SOURCE MATERIAL:
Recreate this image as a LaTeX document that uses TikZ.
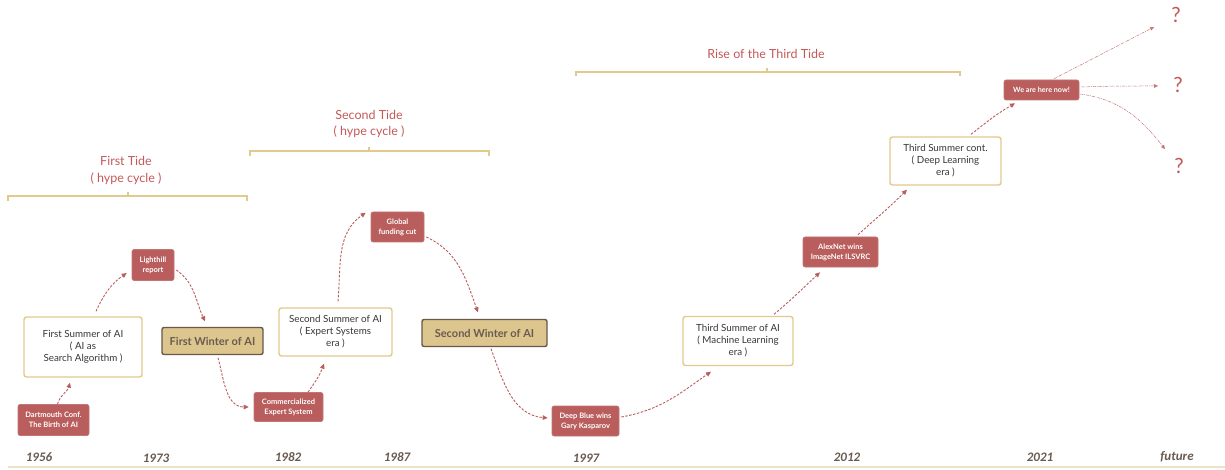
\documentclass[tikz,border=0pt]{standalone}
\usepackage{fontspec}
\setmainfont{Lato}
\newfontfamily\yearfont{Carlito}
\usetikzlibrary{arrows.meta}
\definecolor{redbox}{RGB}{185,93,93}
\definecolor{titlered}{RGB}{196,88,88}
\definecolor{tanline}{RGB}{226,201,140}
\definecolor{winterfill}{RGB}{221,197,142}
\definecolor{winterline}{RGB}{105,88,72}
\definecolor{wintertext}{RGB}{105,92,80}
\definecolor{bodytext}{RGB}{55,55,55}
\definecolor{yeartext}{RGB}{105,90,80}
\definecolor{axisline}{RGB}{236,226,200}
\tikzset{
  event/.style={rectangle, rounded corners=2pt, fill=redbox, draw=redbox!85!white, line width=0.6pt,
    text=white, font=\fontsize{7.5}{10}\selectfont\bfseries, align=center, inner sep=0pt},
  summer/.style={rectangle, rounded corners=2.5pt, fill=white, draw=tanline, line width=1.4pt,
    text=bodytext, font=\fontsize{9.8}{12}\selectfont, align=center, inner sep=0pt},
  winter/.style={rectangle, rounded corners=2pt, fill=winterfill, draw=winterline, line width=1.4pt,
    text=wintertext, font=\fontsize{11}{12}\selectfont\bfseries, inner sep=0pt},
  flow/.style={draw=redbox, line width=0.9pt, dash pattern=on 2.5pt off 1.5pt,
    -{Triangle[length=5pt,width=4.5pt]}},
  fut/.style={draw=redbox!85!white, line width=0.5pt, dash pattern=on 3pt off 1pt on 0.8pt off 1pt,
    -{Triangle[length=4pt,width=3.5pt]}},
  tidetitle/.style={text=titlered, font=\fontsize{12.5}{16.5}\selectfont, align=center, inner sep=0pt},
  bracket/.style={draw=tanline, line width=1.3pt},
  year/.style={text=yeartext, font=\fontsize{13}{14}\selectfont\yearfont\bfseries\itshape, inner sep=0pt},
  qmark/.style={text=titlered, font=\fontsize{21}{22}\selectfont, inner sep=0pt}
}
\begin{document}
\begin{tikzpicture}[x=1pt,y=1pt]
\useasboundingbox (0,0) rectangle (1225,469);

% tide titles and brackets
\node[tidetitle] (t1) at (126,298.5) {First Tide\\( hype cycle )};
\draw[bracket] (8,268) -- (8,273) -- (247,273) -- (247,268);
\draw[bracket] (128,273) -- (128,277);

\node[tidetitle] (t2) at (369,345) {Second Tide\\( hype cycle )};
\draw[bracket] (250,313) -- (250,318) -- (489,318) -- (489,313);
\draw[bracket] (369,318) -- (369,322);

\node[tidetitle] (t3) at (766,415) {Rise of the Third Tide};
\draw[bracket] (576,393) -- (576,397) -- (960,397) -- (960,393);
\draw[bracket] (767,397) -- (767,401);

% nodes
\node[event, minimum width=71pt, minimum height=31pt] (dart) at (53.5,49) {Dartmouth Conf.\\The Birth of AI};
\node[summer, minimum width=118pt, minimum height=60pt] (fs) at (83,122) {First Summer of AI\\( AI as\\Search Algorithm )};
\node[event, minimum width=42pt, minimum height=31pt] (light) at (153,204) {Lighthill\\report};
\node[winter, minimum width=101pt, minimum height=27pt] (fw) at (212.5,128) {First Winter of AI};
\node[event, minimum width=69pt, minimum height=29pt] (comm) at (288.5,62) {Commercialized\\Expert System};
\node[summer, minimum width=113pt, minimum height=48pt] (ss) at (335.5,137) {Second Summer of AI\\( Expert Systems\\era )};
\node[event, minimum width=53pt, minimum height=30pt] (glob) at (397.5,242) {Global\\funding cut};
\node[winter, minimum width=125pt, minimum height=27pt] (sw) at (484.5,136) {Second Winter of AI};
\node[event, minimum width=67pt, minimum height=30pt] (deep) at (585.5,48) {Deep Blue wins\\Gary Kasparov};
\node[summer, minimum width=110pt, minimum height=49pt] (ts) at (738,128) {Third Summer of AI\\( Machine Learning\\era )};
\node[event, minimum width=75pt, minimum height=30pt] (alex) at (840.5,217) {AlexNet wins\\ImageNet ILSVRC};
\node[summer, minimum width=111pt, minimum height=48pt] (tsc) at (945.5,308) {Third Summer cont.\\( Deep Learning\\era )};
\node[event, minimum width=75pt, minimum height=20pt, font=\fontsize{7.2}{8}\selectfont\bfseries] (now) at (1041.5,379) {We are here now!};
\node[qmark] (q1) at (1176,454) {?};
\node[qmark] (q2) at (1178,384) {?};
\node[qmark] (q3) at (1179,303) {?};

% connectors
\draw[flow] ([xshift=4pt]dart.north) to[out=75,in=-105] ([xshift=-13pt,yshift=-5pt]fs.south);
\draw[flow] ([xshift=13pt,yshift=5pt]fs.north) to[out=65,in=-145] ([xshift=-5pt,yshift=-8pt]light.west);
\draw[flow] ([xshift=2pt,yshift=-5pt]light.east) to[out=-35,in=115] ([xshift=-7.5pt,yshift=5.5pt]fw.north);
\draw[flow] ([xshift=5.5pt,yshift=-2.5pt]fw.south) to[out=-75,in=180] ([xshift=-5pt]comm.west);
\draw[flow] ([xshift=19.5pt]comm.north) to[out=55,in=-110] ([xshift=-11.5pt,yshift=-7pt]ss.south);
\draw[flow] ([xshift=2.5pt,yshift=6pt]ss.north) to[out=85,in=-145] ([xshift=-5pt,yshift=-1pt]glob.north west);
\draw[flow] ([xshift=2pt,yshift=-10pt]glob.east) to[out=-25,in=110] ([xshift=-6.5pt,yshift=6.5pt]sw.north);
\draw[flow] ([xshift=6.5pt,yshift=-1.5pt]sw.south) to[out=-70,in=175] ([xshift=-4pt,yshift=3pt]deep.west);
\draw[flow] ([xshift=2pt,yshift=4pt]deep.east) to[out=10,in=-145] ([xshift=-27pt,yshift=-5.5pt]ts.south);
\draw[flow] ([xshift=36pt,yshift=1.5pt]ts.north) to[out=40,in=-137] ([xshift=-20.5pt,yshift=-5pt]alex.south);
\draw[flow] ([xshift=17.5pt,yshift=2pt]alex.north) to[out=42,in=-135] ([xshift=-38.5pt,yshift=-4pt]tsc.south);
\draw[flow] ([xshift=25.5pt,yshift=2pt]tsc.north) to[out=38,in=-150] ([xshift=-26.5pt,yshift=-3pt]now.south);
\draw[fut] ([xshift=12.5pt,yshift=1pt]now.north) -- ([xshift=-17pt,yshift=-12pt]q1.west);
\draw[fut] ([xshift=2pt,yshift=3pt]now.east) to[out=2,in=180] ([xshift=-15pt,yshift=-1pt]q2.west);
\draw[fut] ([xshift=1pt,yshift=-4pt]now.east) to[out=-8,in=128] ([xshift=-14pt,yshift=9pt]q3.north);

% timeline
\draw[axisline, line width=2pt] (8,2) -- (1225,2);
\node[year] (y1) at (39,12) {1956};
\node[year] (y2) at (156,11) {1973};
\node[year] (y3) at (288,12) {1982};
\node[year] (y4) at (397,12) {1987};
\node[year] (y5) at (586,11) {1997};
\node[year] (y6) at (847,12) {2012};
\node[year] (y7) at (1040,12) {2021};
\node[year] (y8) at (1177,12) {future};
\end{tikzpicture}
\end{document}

WHAT IS EXPECTED: All of the material above needs to be restated exactly, with no pictures.

TASK RESPONSE:
Recreate this image as a LaTeX document that uses TikZ.
\documentclass[tikz,border=0pt]{standalone}
\usepackage{fontspec}
\setmainfont{Lato}
\newfontfamily\yearfont{Carlito}
\usetikzlibrary{arrows.meta}
\definecolor{redbox}{RGB}{185,93,93}
\definecolor{titlered}{RGB}{196,88,88}
\definecolor{tanline}{RGB}{226,201,140}
\definecolor{winterfill}{RGB}{221,197,142}
\definecolor{winterline}{RGB}{105,88,72}
\definecolor{wintertext}{RGB}{105,92,80}
\definecolor{bodytext}{RGB}{55,55,55}
\definecolor{yeartext}{RGB}{105,90,80}
\definecolor{axisline}{RGB}{236,226,200}
\tikzset{
  event/.style={rectangle, rounded corners=2pt, fill=redbox, draw=redbox!85!white, line width=0.6pt,
    text=white, font=\fontsize{7.5}{10}\selectfont\bfseries, align=center, inner sep=0pt},
  summer/.style={rectangle, rounded corners=2.5pt, fill=white, draw=tanline, line width=1.4pt,
    text=bodytext, font=\fontsize{9.8}{12}\selectfont, align=center, inner sep=0pt},
  winter/.style={rectangle, rounded corners=2pt, fill=winterfill, draw=winterline, line width=1.4pt,
    text=wintertext, font=\fontsize{11}{12}\selectfont\bfseries, inner sep=0pt},
  flow/.style={draw=redbox, line width=0.9pt, dash pattern=on 2.5pt off 1.5pt,
    -{Triangle[length=5pt,width=4.5pt]}},
  fut/.style={draw=redbox!85!white, line width=0.5pt, dash pattern=on 3pt off 1pt on 0.8pt off 1pt,
    -{Triangle[length=4pt,width=3.5pt]}},
  tidetitle/.style={text=titlered, font=\fontsize{12.5}{16.5}\selectfont, align=center, inner sep=0pt},
  bracket/.style={draw=tanline, line width=1.3pt},
  year/.style={text=yeartext, font=\fontsize{13}{14}\selectfont\yearfont\bfseries\itshape, inner sep=0pt},
  qmark/.style={text=titlered, font=\fontsize{21}{22}\selectfont, inner sep=0pt}
}
\begin{document}
\begin{tikzpicture}[x=1pt,y=1pt]
\useasboundingbox (0,0) rectangle (1225,469);

% tide titles and brackets
\node[tidetitle] (t1) at (126,298.5) {First Tide\\( hype cycle )};
\draw[bracket] (8,268) -- (8,273) -- (247,273) -- (247,268);
\draw[bracket] (128,273) -- (128,277);

\node[tidetitle] (t2) at (369,345) {Second Tide\\( hype cycle )};
\draw[bracket] (250,313) -- (250,318) -- (489,318) -- (489,313);
\draw[bracket] (369,318) -- (369,322);

\node[tidetitle] (t3) at (766,415) {Rise of the Third Tide};
\draw[bracket] (576,393) -- (576,397) -- (960,397) -- (960,393);
\draw[bracket] (767,397) -- (767,401);

% nodes
\node[event, minimum width=71pt, minimum height=31pt] (dart) at (53.5,49) {Dartmouth Conf.\\The Birth of AI};
\node[summer, minimum width=118pt, minimum height=60pt] (fs) at (83,122) {First Summer of AI\\( AI as\\Search Algorithm )};
\node[event, minimum width=42pt, minimum height=31pt] (light) at (153,204) {Lighthill\\report};
\node[winter, minimum width=101pt, minimum height=27pt] (fw) at (212.5,128) {First Winter of AI};
\node[event, minimum width=69pt, minimum height=29pt] (comm) at (288.5,62) {Commercialized\\Expert System};
\node[summer, minimum width=113pt, minimum height=48pt] (ss) at (335.5,137) {Second Summer of AI\\( Expert Systems\\era )};
\node[event, minimum width=53pt, minimum height=30pt] (glob) at (397.5,242) {Global\\funding cut};
\node[winter, minimum width=125pt, minimum height=27pt] (sw) at (484.5,136) {Second Winter of AI};
\node[event, minimum width=67pt, minimum height=30pt] (deep) at (585.5,48) {Deep Blue wins\\Gary Kasparov};
\node[summer, minimum width=110pt, minimum height=49pt] (ts) at (738,128) {Third Summer of AI\\( Machine Learning\\era )};
\node[event, minimum width=75pt, minimum height=30pt] (alex) at (840.5,217) {AlexNet wins\\ImageNet ILSVRC};
\node[summer, minimum width=111pt, minimum height=48pt] (tsc) at (945.5,308) {Third Summer cont.\\( Deep Learning\\era )};
\node[event, minimum width=75pt, minimum height=20pt, font=\fontsize{7.2}{8}\selectfont\bfseries] (now) at (1041.5,379) {We are here now!};
\node[qmark] (q1) at (1176,454) {?};
\node[qmark] (q2) at (1178,384) {?};
\node[qmark] (q3) at (1179,303) {?};

% connectors
\draw[flow] ([xshift=4pt]dart.north) to[out=75,in=-105] ([xshift=-13pt,yshift=-5pt]fs.south);
\draw[flow] ([xshift=13pt,yshift=5pt]fs.north) to[out=65,in=-145] ([xshift=-5pt,yshift=-8pt]light.west);
\draw[flow] ([xshift=2pt,yshift=-5pt]light.east) to[out=-35,in=115] ([xshift=-7.5pt,yshift=5.5pt]fw.north);
\draw[flow] ([xshift=5.5pt,yshift=-2.5pt]fw.south) to[out=-75,in=180] ([xshift=-5pt]comm.west);
\draw[flow] ([xshift=19.5pt]comm.north) to[out=55,in=-110] ([xshift=-11.5pt,yshift=-7pt]ss.south);
\draw[flow] ([xshift=2.5pt,yshift=6pt]ss.north) to[out=85,in=-145] ([xshift=-5pt,yshift=-1pt]glob.north west);
\draw[flow] ([xshift=2pt,yshift=-10pt]glob.east) to[out=-25,in=110] ([xshift=-6.5pt,yshift=6.5pt]sw.north);
\draw[flow] ([xshift=6.5pt,yshift=-1.5pt]sw.south) to[out=-70,in=175] ([xshift=-4pt,yshift=3pt]deep.west);
\draw[flow] ([xshift=2pt,yshift=4pt]deep.east) to[out=10,in=-145] ([xshift=-27pt,yshift=-5.5pt]ts.south);
\draw[flow] ([xshift=36pt,yshift=1.5pt]ts.north) to[out=40,in=-137] ([xshift=-20.5pt,yshift=-5pt]alex.south);
\draw[flow] ([xshift=17.5pt,yshift=2pt]alex.north) to[out=42,in=-135] ([xshift=-38.5pt,yshift=-4pt]tsc.south);
\draw[flow] ([xshift=25.5pt,yshift=2pt]tsc.north) to[out=38,in=-150] ([xshift=-26.5pt,yshift=-3pt]now.south);
\draw[fut] ([xshift=12.5pt,yshift=1pt]now.north) -- ([xshift=-17pt,yshift=-12pt]q1.west);
\draw[fut] ([xshift=2pt,yshift=3pt]now.east) to[out=2,in=180] ([xshift=-15pt,yshift=-1pt]q2.west);
\draw[fut] ([xshift=1pt,yshift=-4pt]now.east) to[out=-8,in=128] ([xshift=-14pt,yshift=9pt]q3.north);

% timeline
\draw[axisline, line width=2pt] (8,2) -- (1225,2);
\node[year] (y1) at (39,12) {1956};
\node[year] (y2) at (156,11) {1973};
\node[year] (y3) at (288,12) {1982};
\node[year] (y4) at (397,12) {1987};
\node[year] (y5) at (586,11) {1997};
\node[year] (y6) at (847,12) {2012};
\node[year] (y7) at (1040,12) {2021};
\node[year] (y8) at (1177,12) {future};
\end{tikzpicture}
\end{document}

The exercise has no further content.